3) “Salir del propio amor, querer e interés”. Consejo de San Ignacio al final de la segunda semana de sus Ejercicios Espirituales.
Nada bloquea tanto la felicidad como el desordenado amor a sí mismo, así como preponer los gustos e intereses propios a los de los demás. Quien se cierra y centra en sí mismo, se pierde lo mejor que ofrece la vida, que es la apertura generosa a los demás y a la comunión (koinonía) fraterna.

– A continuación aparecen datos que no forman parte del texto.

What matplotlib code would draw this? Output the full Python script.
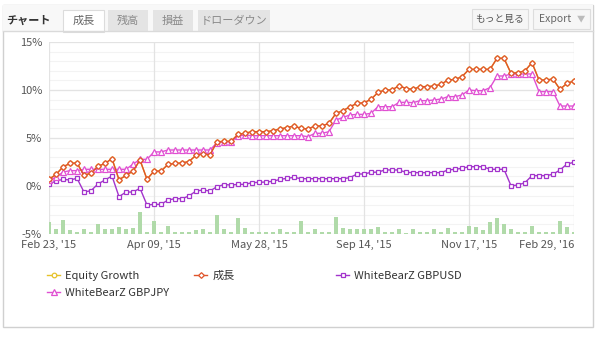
import matplotlib
matplotlib.use("Agg")
import matplotlib.pyplot as plt
from matplotlib.patches import Rectangle
from matplotlib.lines import Line2D
import numpy as np

plt.rcParams['font.family'] = ['Noto Sans CJK JP', 'DejaVu Sans']

# weekly points, Feb 23 '15 .. Feb 29 '16 (percent)
growth = [0.7, 1.2, 2.0, 2.35, 2.4, 1.1, 1.35, 2.05, 2.35, 2.85, 0.65, 1.1, 1.55, 2.7, 0.7,
          1.55, 1.55, 2.25, 2.35, 2.4, 2.55, 3.2, 3.35, 3.25, 4.6, 4.65,
          4.65, 5.38, 5.49, 5.66, 5.66, 5.66, 5.76, 5.94, 6.08, 6.25, 6.0, 5.94, 6.25, 6.25,
          6.53, 7.57, 7.85, 8.26, 8.6, 8.67, 9.03, 9.75, 10.0, 10.0, 10.45,
          10.15, 10.07, 10.35, 10.35, 10.42, 10.59, 11.04, 11.1, 11.39, 12.15, 12.15, 12.15,
          12.15, 13.3, 13.3, 11.74, 11.8, 12.0, 12.85, 11.04, 11.04, 11.14, 10.07, 10.7, 10.94]
equity = list(growth)  # Equity Growth runs under 成長
gbpusd = [0.21, 0.52, 0.69, 0.63, 0.8, -0.63, -0.49, 0.21, 0.63, 1.04, -1.11, -0.63, -0.63,
          -0.24, -1.98, -1.91, -1.91, -1.46, -1.32, -1.32, -1.04, -0.52, -0.42, -0.52, -0.07, 0.15,
          0.1, 0.17, 0.17, 0.35, 0.38, 0.42, 0.49, 0.69, 0.8, 0.9, 0.76, 0.76, 0.76, 0.76,
          0.76, 0.76, 0.76, 0.87, 1.25, 1.25, 1.42, 1.45, 1.67, 1.67, 1.67,
          1.42, 1.39, 1.39, 1.39, 1.39, 1.39, 1.67, 1.74, 1.84, 2.01, 2.01, 2.01, 1.74,
          1.74, 1.74, 0.03, 0.1, 0.35, 1.08, 1.08, 1.08, 1.22, 1.67, 2.29, 2.47]
gbpjpy = [0.63, 0.9, 1.45, 1.6, 1.6, 1.74, 1.74, 1.74, 1.74, 1.74, 1.74, 1.74, 2.27, 2.78,
          2.78, 3.55, 3.55, 3.75, 3.75, 3.75, 3.75, 3.75, 3.75, 3.75, 4.51, 4.6,
          4.6, 5.21, 5.3, 5.24, 5.24, 5.24, 5.24, 5.24, 5.24, 5.24, 5.24, 5.14, 5.49, 5.49,
          5.66, 6.88, 7.15, 7.4, 7.46, 7.46, 7.57, 8.26, 8.26, 8.26, 8.7,
          8.72, 8.68, 8.89, 8.89, 8.96, 9.06, 9.31, 9.31, 9.48, 10.0, 9.93, 9.93, 10.24,
          11.46, 11.46, 11.67, 11.67, 11.67, 11.67, 9.83, 9.83, 9.83, 8.33, 8.33, 8.33]
# trade activity bars along the bottom
activity = [5, 2, 6, 1.5, 1, 2, 1, 4, 2, 2, 3, 2, 2.5, 9, 1, 5.5, 1, 3.5, 1, 1, 1, 1.5,
            2, 1, 8, 2, 1, 6.5, 2.5, 1, 1, 1, 1, 2, 1, 1, 5.5, 1, 2, 1, 1, 7, 2.5, 2, 2, 2, 2,
            3, 1, 1, 2,
            0.5, 2, 1, 1, 2, 1, 2.5, 1, 1, 3.5, 3, 1.5, 5, 6.5, 4, 2, 1, 1, 3.5, 1, 1, 1,
            5.5, 3, 1]
tick_idx = [0, 15, 30, 45, 60, 75]
tick_labels = ["Feb 23, '15", "Apr 09, '15", "May 28, '15", "Sep 14, '15", "Nov 17, '15", "Feb 29, '16"]

x = np.arange(len(growth))

fig = plt.figure(figsize=(6, 3.38), dpi=100)
fig.patch.set_facecolor('white')

# frame, header and tabs in pixel coordinates
bg = fig.add_axes([0, 0, 1, 1], zorder=-5)
bg.set_xlim(0, 600)
bg.set_ylim(338, 0)
bg.axis('off')
bg.add_patch(Rectangle((3, 5), 590, 322, fc='white', ec='#d0d0d0', lw=1))
bg.add_patch(Rectangle((3, 5), 590, 26, fc='#f8f8f8', ec='none'))
bg.plot([3, 593], [31, 31], color='#dadada', lw=1)
bg.add_patch(Rectangle((63, 10), 41, 21.5, fc='white', ec='#dcdcdc', lw=0.8))
for x0, w in [(108, 40), (153, 40), (198, 72)]:
    bg.add_patch(Rectangle((x0, 10), w, 21, fc='#e4e4e4', ec='none'))
bg.text(28, 20, 'チャート', ha='center', va='center', fontsize=8, color='#333333', fontweight='bold')
bg.text(83.5, 20.5, '成長', ha='center', va='center', fontsize=8, color='#666666')
for xc, s in [(128, '残高'), (173, '損益'), (234, 'ドローダウン')]:
    bg.text(xc, 20.5, s, ha='center', va='center', fontsize=8, color='#8a8a8a')
bg.add_patch(Rectangle((472, 9), 56, 20, fc='#f6f6f6', ec='#dddddd', lw=0.8))
bg.add_patch(Rectangle((533, 9), 57, 20, fc='#f6f6f6', ec='#dddddd', lw=0.8))
bg.text(500, 19, 'もっと見る', ha='center', va='center', fontsize=7, color='#555555')
bg.text(555, 19, 'Export', ha='center', va='center', fontsize=7.5, color='#666666')
bg.text(581, 19, '▼', ha='center', va='center', fontsize=6, color='#bbbbbb')

ax = fig.add_axes([49 / 600, 104 / 338, 525 / 600, 192 / 338], zorder=2)
ax.patch.set_visible(False)

axb = ax.twinx()
axb.set_zorder(1)
ax.set_zorder(2)
axb.bar(x, activity, width=0.45, color='#b0daa9', zorder=1)
axb.set_ylim(0, 80)
axb.set_yticks([])
for s in axb.spines.values():
    s.set_visible(False)

ax.set_xlim(0, 75)
ax.set_ylim(-5, 15)
ax.set_yticks([-5, 0, 5, 10, 15])
ax.set_yticklabels(['-5%', '0%', '5%', '10%', '15%'])
ax.set_yticks(np.arange(-5, 15, 1), minor=True)
ax.set_xticks(tick_idx)
ax.set_xticklabels(tick_labels)
ax.tick_params(axis='both', length=0, labelsize=8, colors='#555555')
ax.tick_params(axis='y', pad=5)
ax.tick_params(axis='x', pad=4)
ax.tick_params(axis='y', which='minor', length=0)
# keep the last date inside the frame
ax.get_xticklabels()[-1].set_horizontalalignment('right')
for s in ax.spines.values():
    s.set_visible(False)

# grid drawn on the bottom axes so bars and lines sit above it
for v in np.arange(-4, 15, 1):
    axb.axhline((v + 5) * 4, color='#f3f3f3', lw=0.8, zorder=0)
for v in [-5, 0, 5, 10, 15]:
    axb.axhline((v + 5) * 4, color='#e3e3e3', lw=0.9, zorder=0)
for t in tick_idx:
    axb.axvline(t, color='#e3e3e3', lw=0.9, zorder=0)

style = dict(lw=1.0, markerfacecolor='white', markeredgewidth=0.9)
c_eq, c_gr, c_usd, c_jpy = '#e6c229', '#e0542a', '#a334cc', '#e050d2'
ax.plot(x, equity, color=c_eq, marker='o', ms=3.3, **style)
ax.plot(x, gbpusd, color=c_usd, marker='s', ms=3.3, **style)
ax.plot(x, gbpjpy, color=c_jpy, marker='^', ms=3.8, **style)
ax.plot(x, growth, color=c_gr, marker='D', ms=2.9, **style)

# legend, laid out in fixed columns
entries = [
    ('Equity Growth', c_eq, 'o', 3.3, 47, 276),
    ('成長', c_gr, 'D', 2.9, 194, 276),
    ('WhiteBearZ GBPUSD', c_usd, 's', 3.3, 336, 276),
    ('WhiteBearZ GBPJPY', c_jpy, '^', 3.8, 47, 293),
]
for label, col, mk, ms, lx, ly in entries:
    h = Line2D([], [], color=col, marker=mk, ms=ms, lw=1.0, markerfacecolor='white', markeredgewidth=0.9)
    fig.legend(handles=[h], labels=[label], loc='center left',
               bbox_to_anchor=(lx / 600, 1 - ly / 338), frameon=False,
               borderpad=0, borderaxespad=0, handlelength=1.2, handletextpad=0.45,
               fontsize=8, labelcolor='#333333')

fig.savefig('out.png', dpi=100)
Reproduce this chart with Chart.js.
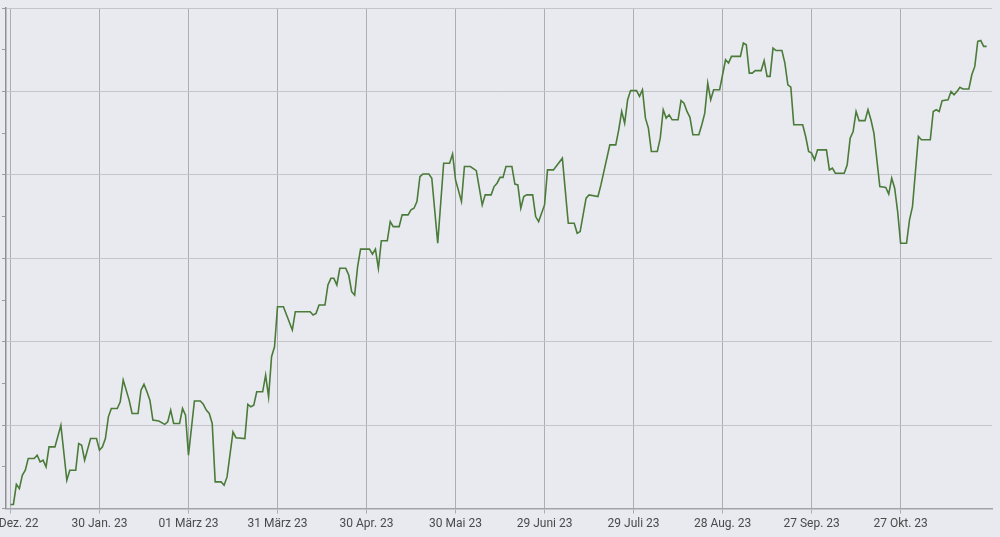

Vivir siempre procurando la propia comodidad y beneficio puede tener un precio muy alto a la hora de la muerte. De la tierra nos llevaremos lo que hayamos dado, no lo que hayamos retenido. El precio del egoísmo hasta el endurecimiento final será una eternidad solitaria sin nada ni nadie más que uno mismo. Esto podría valer como aproximación a la terrible realidad del infierno, la soledad eterna.